Status anxiety is now pervasive among the racial caucuses within California’s Democratic Party. Hispanics worry that their votes will be taken for granted, while their elected officials are passed over for higher office. African-Americans, outnumbered two-to-one by Asians and six-to-one by Hispanics, fret that they’ll be relegated to junior-partner status within the party. Asians, meanwhile, chafe at certain liberal orthodoxies—a tension that became public in 2014 when a small band of Asian Democrats in the legislature blocked their black and Hispanic colleagues’ efforts to revive racial preferences in California college admissions.

Intra-party friction, of course, isn’t exclusive to California. However, with the Republican Party in steep decline in the state and the top-two primary system as the law of the land, the situation in California is particularly combustible. California Democrats have long dreamed of the unfettered power that would accompany vanquishing the state’s rump Republican Party. Few, however, seemed to anticipate the stress fractures that inevitably emerge in a political monoculture. With no worlds left to conquer, they’re now left warily circling each other. And no one seems inclined to slow his roll.


  1. Does it really make any difference especially in Ca? The demorats control everything anyway. So why waste time and money? Just accept the demorat communist agenda and move out of state.

  2. Terry, you nailed it. I’d move tomorrow only now I am too old. My kids are looking though. I’m one of the last original “natives”. My parents immigrated here from Ohio (not Mexico) over 100 years ago. I’ve seen this State over run with illegals, businesses fleeing like crazy and the highest taxes (mostly) in the Nation. And Jerry the Stupid tells us that we have a surplus when the State owes 3-500 billion in pensions and initiative bonds. (Never vote for an initiative that is a bond issue).

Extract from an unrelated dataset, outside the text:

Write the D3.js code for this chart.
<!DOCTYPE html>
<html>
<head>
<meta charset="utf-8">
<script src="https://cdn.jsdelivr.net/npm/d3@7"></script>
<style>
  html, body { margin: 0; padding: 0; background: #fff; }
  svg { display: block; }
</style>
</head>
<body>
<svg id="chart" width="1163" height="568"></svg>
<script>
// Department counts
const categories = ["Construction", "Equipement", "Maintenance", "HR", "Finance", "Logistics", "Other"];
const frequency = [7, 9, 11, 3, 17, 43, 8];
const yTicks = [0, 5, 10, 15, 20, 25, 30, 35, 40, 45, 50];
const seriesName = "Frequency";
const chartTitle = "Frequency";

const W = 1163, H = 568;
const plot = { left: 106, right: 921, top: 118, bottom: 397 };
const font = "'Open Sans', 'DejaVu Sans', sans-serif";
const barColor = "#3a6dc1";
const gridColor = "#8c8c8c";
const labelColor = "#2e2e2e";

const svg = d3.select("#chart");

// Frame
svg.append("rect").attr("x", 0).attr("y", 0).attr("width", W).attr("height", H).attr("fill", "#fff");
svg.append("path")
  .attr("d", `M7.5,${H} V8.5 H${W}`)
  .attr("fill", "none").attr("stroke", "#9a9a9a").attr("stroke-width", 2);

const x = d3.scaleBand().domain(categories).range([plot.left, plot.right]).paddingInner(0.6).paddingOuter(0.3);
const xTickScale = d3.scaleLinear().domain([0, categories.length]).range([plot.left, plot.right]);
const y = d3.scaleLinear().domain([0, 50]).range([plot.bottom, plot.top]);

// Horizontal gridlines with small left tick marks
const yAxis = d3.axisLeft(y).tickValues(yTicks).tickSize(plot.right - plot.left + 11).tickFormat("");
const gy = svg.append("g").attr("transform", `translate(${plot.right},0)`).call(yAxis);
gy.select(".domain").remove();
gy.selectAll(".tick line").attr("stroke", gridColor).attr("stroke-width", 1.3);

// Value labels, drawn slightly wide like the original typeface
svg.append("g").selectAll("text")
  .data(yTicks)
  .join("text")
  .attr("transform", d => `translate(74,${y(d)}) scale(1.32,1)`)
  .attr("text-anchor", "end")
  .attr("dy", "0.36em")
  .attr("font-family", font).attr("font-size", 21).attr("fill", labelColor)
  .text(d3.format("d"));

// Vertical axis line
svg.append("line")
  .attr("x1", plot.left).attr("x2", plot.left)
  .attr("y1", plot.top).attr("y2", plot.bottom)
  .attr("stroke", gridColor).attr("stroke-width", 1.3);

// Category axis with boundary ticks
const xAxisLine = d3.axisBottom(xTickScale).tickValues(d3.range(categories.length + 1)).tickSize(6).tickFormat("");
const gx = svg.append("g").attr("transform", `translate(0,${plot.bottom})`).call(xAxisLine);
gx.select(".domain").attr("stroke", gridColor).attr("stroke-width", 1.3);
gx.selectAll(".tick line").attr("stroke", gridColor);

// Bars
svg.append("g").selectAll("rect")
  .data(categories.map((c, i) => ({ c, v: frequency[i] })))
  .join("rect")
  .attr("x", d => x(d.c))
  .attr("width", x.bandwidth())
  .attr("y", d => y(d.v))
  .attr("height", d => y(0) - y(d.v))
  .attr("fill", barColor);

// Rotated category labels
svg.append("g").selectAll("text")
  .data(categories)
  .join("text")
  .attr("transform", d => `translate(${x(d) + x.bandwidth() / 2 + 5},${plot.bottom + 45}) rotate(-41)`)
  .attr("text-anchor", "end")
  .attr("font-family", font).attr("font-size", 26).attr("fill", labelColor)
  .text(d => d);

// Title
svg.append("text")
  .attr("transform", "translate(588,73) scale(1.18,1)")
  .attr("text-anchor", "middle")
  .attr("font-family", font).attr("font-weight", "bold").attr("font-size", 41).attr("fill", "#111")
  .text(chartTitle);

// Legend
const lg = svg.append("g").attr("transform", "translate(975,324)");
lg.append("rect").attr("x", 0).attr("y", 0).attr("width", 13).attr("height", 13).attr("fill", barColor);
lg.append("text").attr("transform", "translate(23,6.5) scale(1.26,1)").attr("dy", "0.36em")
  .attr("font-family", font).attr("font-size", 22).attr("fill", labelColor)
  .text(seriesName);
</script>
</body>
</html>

ANd he pushes for a train to nowhere while trying to jam “green” energy down our throats. Tell me Jerry why you are ignoring the demands of the Little Hoover Commission to give us a cost/benefit study of your “green” energy plans? Could it be that you don’t want the citizens to know how expensive electricity will be when you get your way? Any one that looks at the failed “green” policies of Europe would be demanding that Jerry stop his BS immediately.

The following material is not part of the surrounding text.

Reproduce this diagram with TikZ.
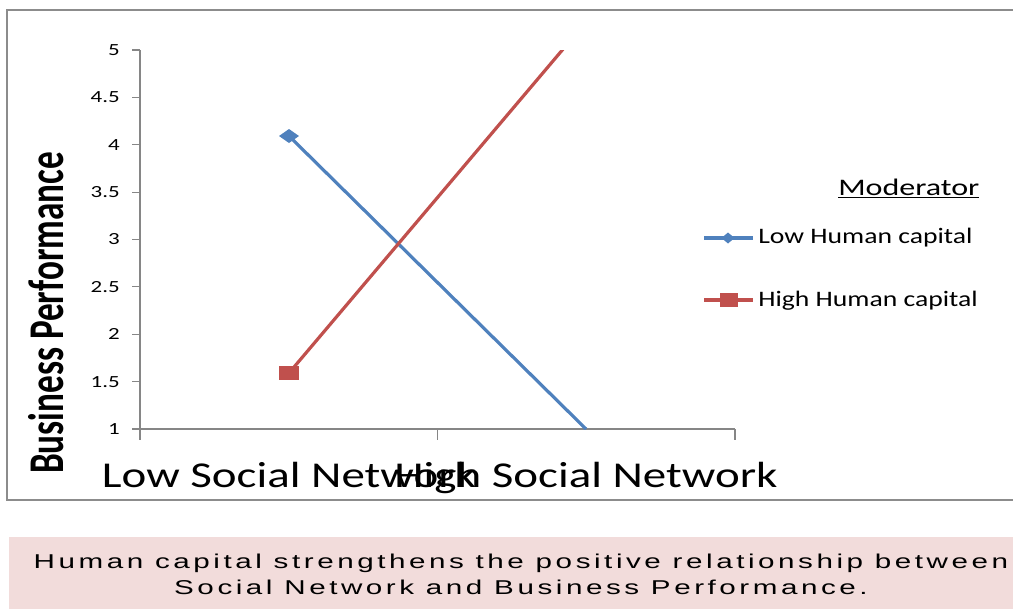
\documentclass[tikz,border=0pt]{standalone}
\usepackage{fontspec}
\setmainfont{Carlito}
\newfontfamily\notefont[LetterSpace=12]{Liberation Sans}
\usepackage{graphicx}

\definecolor{lowblue}{HTML}{4F81BD}
\definecolor{highred}{HTML}{C0504D}
\definecolor{axisgray}{HTML}{868686}
\definecolor{framegray}{HTML}{8C8C8C}
\definecolor{notepink}{HTML}{F2DCDB}

% the chart was stretched sideways, so the texts are too
\newcommand{\wide}[2][1.3]{\scalebox{#1}[1]{#2}}

\tikzset{
  tick label/.style={anchor=east, inner sep=0pt, font=\fontsize{12.75}{14}\selectfont},
  cat label/.style={anchor=base, inner sep=0pt, font=\fontsize{27.3}{30}\selectfont},
  key label/.style={anchor=base west, inner sep=0pt, font=\fontsize{16.6}{18}\selectfont},
  note line/.style={anchor=base, inner sep=0pt, font=\notefont\fontsize{15}{17}\selectfont},
  axis line/.style={draw=axisgray, line width=0.9pt},
  lowline/.style={draw=lowblue, line width=2.4pt},
  highline/.style={draw=highred, line width=2.4pt},
}

\begin{document}
\begin{tikzpicture}[x=0.75pt,y=-0.75pt]
\useasboundingbox (0,0) rectangle (1013,608);

% frame of the chart
\draw[framegray, line width=1.5pt] (7,10) rectangle (1030,500);

% axes
\draw[axis line] (140,50) -- (140,440);
\draw[axis line] (140,429) -- (735,429);
\foreach \v in {1,1.5,2,2.5,3,3.5,4,4.5,5} {
  \draw[axis line] (132,{429-(\v-1)*94.75}) -- (140,{429-(\v-1)*94.75});
  \node[tick label] at (120,{429-(\v-1)*94.75}) {\wide[1.35]{\v}};
}
\foreach \x in {140,437.5,735}
  \draw[axis line] (\x,429) -- (\x,440);

\node[rotate=90, inner sep=0pt, font=\bfseries\fontsize{26.4}{30}\selectfont] (perf) at (46,313) {\scalebox{1}[1.42]{Business Performance}};
\node[cat label] (lowcat) at (289,487) {\wide[1.29]{Low Social Network}};
\node[cat label] (highcat) at (586,487) {\wide[1.29]{High Social Network}};

% the two series
\coordinate (low1) at (289,136);
\coordinate (low2) at (586,429);
\coordinate (high1) at (289,373);
\coordinate (high2) at (586,22);
\begin{scope}
  \clip (140,50) rectangle (735,429);
  \draw[lowline] (low1) -- (low2);
  \draw[highline] (high1) -- (high2);
\end{scope}
\fill[lowblue] (low1) +(-10,0) -- +(0,-7) -- +(10,0) -- +(0,7) -- cycle;
\fill[highred] (high1) +(-10,-7) rectangle +(10,7);

% legend
\node[anchor=base west, inner sep=0pt, font=\fontsize{17.8}{20}\selectfont] (modtitle) at (838,195) {\wide[1.35]{\underline{Moderator}}};
\coordinate (lowkeyA) at (704,238);
\coordinate (lowkeyB) at (753,238);
\draw[lowline] (lowkeyA) -- (lowkeyB);
\fill[lowblue] (728,238) +(-6.5,0) -- +(0,-5.5) -- +(6.5,0) -- +(0,5.5) -- cycle;
\node[key label] (lowkey) at (758,243) {\wide[1.25]{Low Human capital}};
\coordinate (highkeyA) at (704,300);
\coordinate (highkeyB) at (753,300);
\draw[highline] (highkeyA) -- (highkeyB);
\fill[highred] (729,300) +(-9,-7) rectangle +(9,7);
\node[key label] (highkey) at (758,306) {\wide[1.25]{High Human capital}};

% note under the chart
\fill[notepink] (9,537) rectangle (1030,620);
\node[note line] (note1) at (521,568) {\wide[1.48]{Human capital strengthens the positive relationship between}};
\node[note line] (note2) at (521,594) {\wide[1.48]{Social Network and Business Performance.}};
\end{tikzpicture}
\end{document}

  3. CA is in violation of Article-IV/Section-4 of the U.S. Constitution.

  4. Gotta Gedada Displace says

    So the solution to the Republican failure is ……Oh, HEY, let’s talk about the Democrats instead ! Respect can’t be demanded, it’s given when it’s earned. It hasn’t been.
    …”When Boxer announced her retirement in early 2015, it unleashed a frenzy of activity among California Democrats….” What was unleashed in the GOP ? Declining party support, declining registration, sounds like this author (I can’t speak for “Party Leaders”) loves the smell of …..CAPITULATION… in the morning. Commenter above is right, don’t disturb the sleeping RINOS…. just dial U-Haul !

  5. Randy Townsend says

    Yet, despite the influx of Juan and Juanita, who lives a better life? Those
    “racist, greedy white folks”, that’s who. The illegals live better than in Mexico, Guatemala, or wherever they came from, but 8+ to a 1-bedroom apartment? Public assistance for the necessities? Terry is right – the whites (conservatives, of course) are better off taking the assets they have and moving to a rational state (I’ve got about 4 years till the kids finish HS and get halfway through college – then, business will be sold, both houses, and we leave.). CA is lost, and we are nothing more than the $ the pols need to keep this state from failing now (the debt will sink the state). “Capitulate”, GDD? That ship has sailed. Let’s see how the sate functions when the public schools are forced to “educate” in Spanish, business tax revenue declines (along with income tax)….

  6. There are several other offices being voted on that will have two democrats only as election candidates. In the past the soviet union allowed citizens freedom to vote but the candidate must be from the communist party. luckily the presidental candidates were not affected by the top two voting scheme otherwise we would be voting for hillary or bernie.

  7. Just like Muslims, when democrats don’t have infidels to vanquish, they turn on each other.